[Modified based on the admirable answer from PSidom]
Using groupby()
is the key point indeed, but it might be confusing not to mention what bfill()
does as it's not doing what you actually think it does.
Let's take a quick glance at the doc here.
Instead of back filling the data like what the OP wants, it actually just fill in the missing data with non-missing data in the next column.
It works great with groupby()
in this case, while you also need to do groupby('*your group*').ffill()
for forward filling in case that the data you have are more complicated.
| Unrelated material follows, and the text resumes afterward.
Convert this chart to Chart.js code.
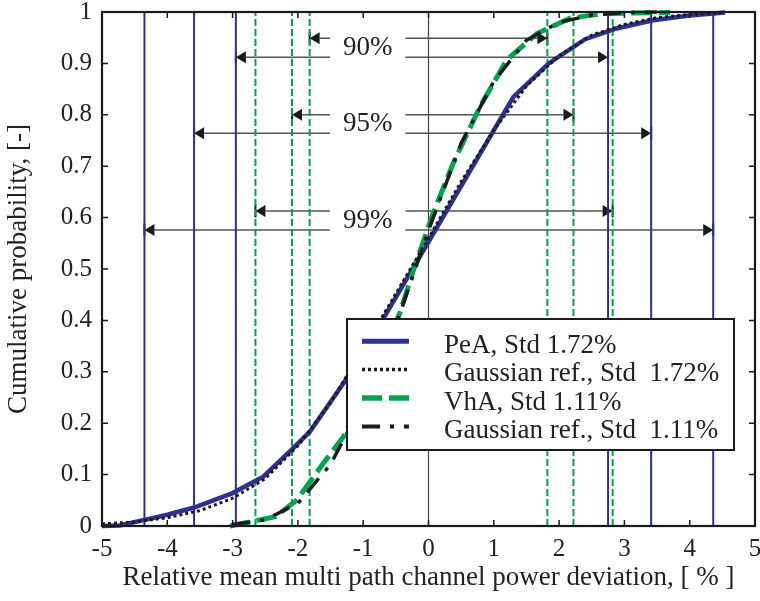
<!DOCTYPE html>
<html>
<head>
<meta charset="utf-8">
<script src="https://cdn.jsdelivr.net/npm/chart.js@4.4.0/dist/chart.umd.min.js"></script>
<style>
html, body { margin: 0; padding: 0; background: #fff; }
canvas { display: block; }
</style>
</head>
<body>
<canvas id="cdfChart" width="760" height="601"></canvas>
<script>
// tick values
var xTicks = [-5, -4, -3, -2, -1, 0, 1, 2, 3, 4, 5];
var yTicks = [0, 0.1, 0.2, 0.3, 0.4, 0.5, 0.6, 0.7, 0.8, 0.9, 1];

// PeA, measured cdf
var peaX = [-5, -4.73, -4.35, -4.0, -3.59, -3.0, -2.53, -2.1, -1.82, -1.3, -0.69, 0, 1.3, 1.84, 2.4, 2.88, 3.44, 4.0, 4.54];
var peaY = [0, 0.001, 0.012, 0.022, 0.036, 0.064, 0.096, 0.148, 0.183, 0.278, 0.404, 0.553, 0.835, 0.9, 0.947, 0.968, 0.984, 0.993, 0.999];

// Gaussian reference, std 1.72
var gaussPeaX = [-5, -4.5, -4, -3.5, -3, -2.5, -2, -1.5, -1, -0.5, 0, 0.5, 1, 1.5, 2, 2.5, 3, 3.5, 4, 4.54];
var gaussPeaY = [0.004, 0.008, 0.016, 0.03, 0.054, 0.092, 0.156, 0.24, 0.345, 0.452, 0.56, 0.67, 0.77, 0.856, 0.915, 0.955, 0.976, 0.989, 0.995, 0.999];

// VhA, measured cdf
var vhaX = [-3.04, -2.65, -2.35, -2.02, -1.61, -1.3, -0.44, -0.23, 0.07, 0.38, 0.79, 1.2, 1.66, 2.17, 2.68, 3.7];
var vhaY = [0, 0.01, 0.018, 0.05, 0.122, 0.174, 0.414, 0.498, 0.608, 0.706, 0.816, 0.907, 0.958, 0.988, 0.997, 0.999];

// Gaussian reference, std 1.11
var gaussVhaX = [-3.0, -2.5, -2.0, -1.5, -1.0, -0.5, 0, 0.5, 1.0, 1.5, 2.0, 2.5, 3.0, 3.5];
var gaussVhaY = [0.003, 0.012, 0.044, 0.12, 0.24, 0.39, 0.575, 0.745, 0.865, 0.945, 0.98, 0.994, 0.999, 1.0];

// confidence interval limits
var intervalLabels = ['90%', '95%', '99%'];
var vhaLow = [-1.82, -2.09, -2.65];
var vhaHigh = [1.82, 2.22, 2.82];
var peaLow = [-2.95, -3.59, -4.35];
var peaHigh = [2.75, 3.41, 4.36];
var vhaArrowY = [0.949, 0.800, 0.613];
var peaArrowY = [0.912, 0.764, 0.576];
var labelX = -0.93;

var legendLabels = ['PeA, Std 1.72%', 'Gaussian ref., Std  1.72%', 'VhA, Std 1.11%', 'Gaussian ref., Std  1.11%'];

var BLUE = '#2e3192';
var GREEN = '#00a34e';
var BLACK = '#1c1c1c';
var SERIF = "'Liberation Serif', 'DejaVu Serif', serif";

function pts(xs, ys) {
    return xs.map(function (x, i) { return { x: x, y: ys[i] }; });
}

function vline(x, color, dash) {
    return {
        data: [{ x: x, y: 0 }, { x: x, y: 1 }],
        borderColor: color,
        borderWidth: 2,
        borderDash: dash,
        showLine: true,
        pointRadius: 0,
        order: 10
    };
}

var curves = [
    { label: legendLabels[0], data: pts(peaX, peaY), borderColor: BLUE, borderWidth: 4.5, borderDash: [], order: 3 },
    { label: legendLabels[1], data: pts(gaussPeaX, gaussPeaY), borderColor: BLACK, borderWidth: 3, borderDash: [3, 3], order: 1 },
    { label: legendLabels[2], data: pts(vhaX, vhaY), borderColor: GREEN, borderWidth: 5, borderDash: [20, 7], order: 2 },
    { label: legendLabels[3], data: pts(gaussVhaX, gaussVhaY), borderColor: BLACK, borderWidth: 3.5, borderDash: [18, 10, 4, 10], order: 0 }
];
curves.forEach(function (c) {
    c.showLine = true;
    c.pointRadius = 0;
    c.tension = 0;
    c.clip = false;
    c.borderCapStyle = 'butt';
});

var datasets = curves.slice();
peaLow.concat(peaHigh).forEach(function (v) { datasets.push(vline(v, BLUE, [])); });
vhaLow.concat(vhaHigh).forEach(function (v) { datasets.push(vline(v, GREEN, [7, 3])); });

function arrowHead(ctx, x, y, dir) {
    ctx.fillStyle = '#1a1a1a';
    ctx.beginPath();
    ctx.moveTo(x, y);
    ctx.lineTo(x - dir * 10, y - 6);
    ctx.lineTo(x - dir * 10, y + 6);
    ctx.closePath();
    ctx.fill();
    ctx.fillRect(x - 1, y - 6.5, 2, 13);
}

var decor = {
    id: 'decor',
    beforeDatasetsDraw: function (chart) {
        var ctx = chart.ctx, xs = chart.scales.x, ys = chart.scales.y, a = chart.chartArea;
        ctx.save();
        // zero line
        ctx.strokeStyle = '#444';
        ctx.lineWidth = 1.2;
        ctx.beginPath();
        ctx.moveTo(xs.getPixelForValue(0), a.top);
        ctx.lineTo(xs.getPixelForValue(0), a.bottom);
        ctx.stroke();

        ctx.font = '27px ' + SERIF;
        ctx.textAlign = 'center';
        ctx.textBaseline = 'middle';
        var lx = xs.getPixelForValue(labelX);
        intervalLabels.forEach(function (lbl, i) {
            var half = ctx.measureText(lbl).width / 2 + 13;
            var rows = [[vhaLow[i], vhaHigh[i], vhaArrowY[i]], [peaLow[i], peaHigh[i], peaArrowY[i]]];
            rows.forEach(function (r) {
                var x1 = xs.getPixelForValue(r[0]), x2 = xs.getPixelForValue(r[1]), y = ys.getPixelForValue(r[2]);
                ctx.strokeStyle = '#555';
                ctx.lineWidth = 1.5;
                ctx.beginPath();
                ctx.moveTo(x1 + 10, y); ctx.lineTo(lx - half, y);
                ctx.moveTo(lx + half, y); ctx.lineTo(x2 - 10, y);
                ctx.stroke();
                arrowHead(ctx, x1, y, -1);
                arrowHead(ctx, x2, y, 1);
            });
            var ym = ys.getPixelForValue((vhaArrowY[i] + peaArrowY[i]) / 2);
            ctx.fillStyle = '#222';
            ctx.fillText(lbl, lx, ym);
        });
        ctx.restore();
    },
    afterDatasetsDraw: function (chart) {
        var ctx = chart.ctx;
        // legend box
        var bx = 347, by = 319, bw = 387, bh = 131;
        ctx.save();
        ctx.fillStyle = '#fff';
        ctx.fillRect(bx, by, bw, bh);
        ctx.strokeStyle = '#1a1a1a';
        ctx.lineWidth = 2;
        ctx.strokeRect(bx, by, bw, bh);
        ctx.font = '27px ' + SERIF;
        ctx.textAlign = 'left';
        ctx.textBaseline = 'alphabetic';
        curves.forEach(function (c, i) {
            var base = 352.7 + i * 28.4;
            ctx.strokeStyle = c.borderColor;
            ctx.lineWidth = c.borderWidth + 0.5;
            ctx.setLineDash(c.borderDash);
            ctx.beginPath();
            ctx.moveTo(362, base - 11.5);
            ctx.lineTo(409, base - 11.5);
            ctx.stroke();
            ctx.setLineDash([]);
            ctx.fillStyle = '#222';
            ctx.fillText(legendLabels[i], 444, base);
        });
        ctx.restore();
    },
    afterDraw: function (chart) {
        var ctx = chart.ctx, xs = chart.scales.x, ys = chart.scales.y, a = chart.chartArea;
        ctx.save();
        ctx.strokeStyle = '#1a1a1a';
        ctx.lineWidth = 1.5;
        ctx.beginPath();
        xTicks.forEach(function (v) {
            var px = xs.getPixelForValue(v);
            ctx.moveTo(px, a.bottom); ctx.lineTo(px, a.bottom - 6);
            ctx.moveTo(px, a.top); ctx.lineTo(px, a.top + 6);
        });
        yTicks.forEach(function (v) {
            var py = ys.getPixelForValue(v);
            ctx.moveTo(a.left, py); ctx.lineTo(a.left + 6, py);
            ctx.moveTo(a.right, py); ctx.lineTo(a.right - 6, py);
        });
        ctx.stroke();
        ctx.lineWidth = 2.2;
        ctx.strokeRect(a.left, a.top, a.right - a.left, a.bottom - a.top);
        ctx.restore();
    }
};

var ctx = document.getElementById('cdfChart').getContext('2d');
var myChart = new Chart(ctx, {
    type: 'scatter',
    data: { datasets: datasets },
    options: {
        responsive: false,
        animation: false,
        devicePixelRatio: 1,
        layout: { padding: { left: 0, right: 5, top: 12, bottom: 0 } },
        plugins: {
            legend: { display: false },
            tooltip: { enabled: false }
        },
        scales: {
            x: {
                type: 'linear',
                min: -5,
                max: 5,
                afterBuildTicks: function (s) { s.ticks = xTicks.map(function (v) { return { value: v }; }); },
                afterFit: function (s) { s.height = 75; s.paddingLeft = 0; s.paddingRight = 0; },
                grid: { display: true, drawOnChartArea: false, drawTicks: false },
                border: { display: false },
                ticks: {
                    color: '#222',
                    font: { family: SERIF, size: 25 },
                    padding: 8,
                    maxRotation: 0,
                    callback: function (v) { return String(v); }
                },
                title: {
                    display: true,
                    text: 'Relative mean multi path channel power deviation, [ % ]',
                    color: '#222',
                    font: { family: SERIF, size: 27 },
                    padding: { top: 0, bottom: 7 }
                }
            },
            y: {
                type: 'linear',
                min: 0,
                max: 1,
                afterBuildTicks: function (s) { s.ticks = yTicks.map(function (v) { return { value: v }; }); },
                afterFit: function (s) { s.width = 102; s.paddingTop = 0; s.paddingBottom = 0; },
                grid: { display: true, drawOnChartArea: false, drawTicks: false },
                border: { display: false },
                ticks: {
                    color: '#222',
                    font: { family: SERIF, size: 25 },
                    padding: 10,
                    callback: function (v) { return String(v); }
                },
                title: {
                    display: true,
                    text: 'Cumulative probability, [-]',
                    color: '#222',
                    font: { family: SERIF, size: 27 },
                    padding: { top: 3, bottom: 0 }
                }
            }
        }
    },
    plugins: [decor]
});
</script>
</body>
</html>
For further illustration, let's modify your data like this:
import numpy as np
import pandas as pd
raw_data = {'surface': [np.nan, np.nan, 'round', 'square', np.nan, np.nan, np.nan, np.nan],
'city': ['San Francisco', 'Miami', 'San Francisco', 'Miami', 'Miami', 'Miami', 'San Francisco', 'Miami']}
df = pd.DataFrame(raw_data, columns = ['surface', 'city'])
df
# surface city
#0 NaN San Francisco
#1 NaN Miami
#2 round San Francisco
#3 square Miami
#4 NaN Miami
#5 NaN Miami
#6 NaN San Francisco
#7 NaN Miami
With only df.groupby('city').bfill()
, you'll got:
df2 = df.groupby('city').bfill()
df2
# surface city
#0 round San Francisco
#1 square Miami
#2 round San Francisco
#3 square Miami
#4 NaN Miami
#5 NaN Miami
#6 NaN San Francisco
#7 NaN Miami
See what is going on there? bfill()
did the job in row 0 and 1, but remain row 4 ~ 7 unchanged. You should use both bfill()
and ffill()
instead. Maybe something like this:
df3 = df2.groupby('city').ffill()
df3
# surface city
#0 round San Francisco
#1 square Miami
#2 round San Francisco
#3 square Miami
#4 square Miami
#5 square Miami
#6 round San Francisco
#7 square Miami
To be noticed, you shouldn't use something like df.groupby('city').bfill().ffill()
. It'll fill in something wrong there.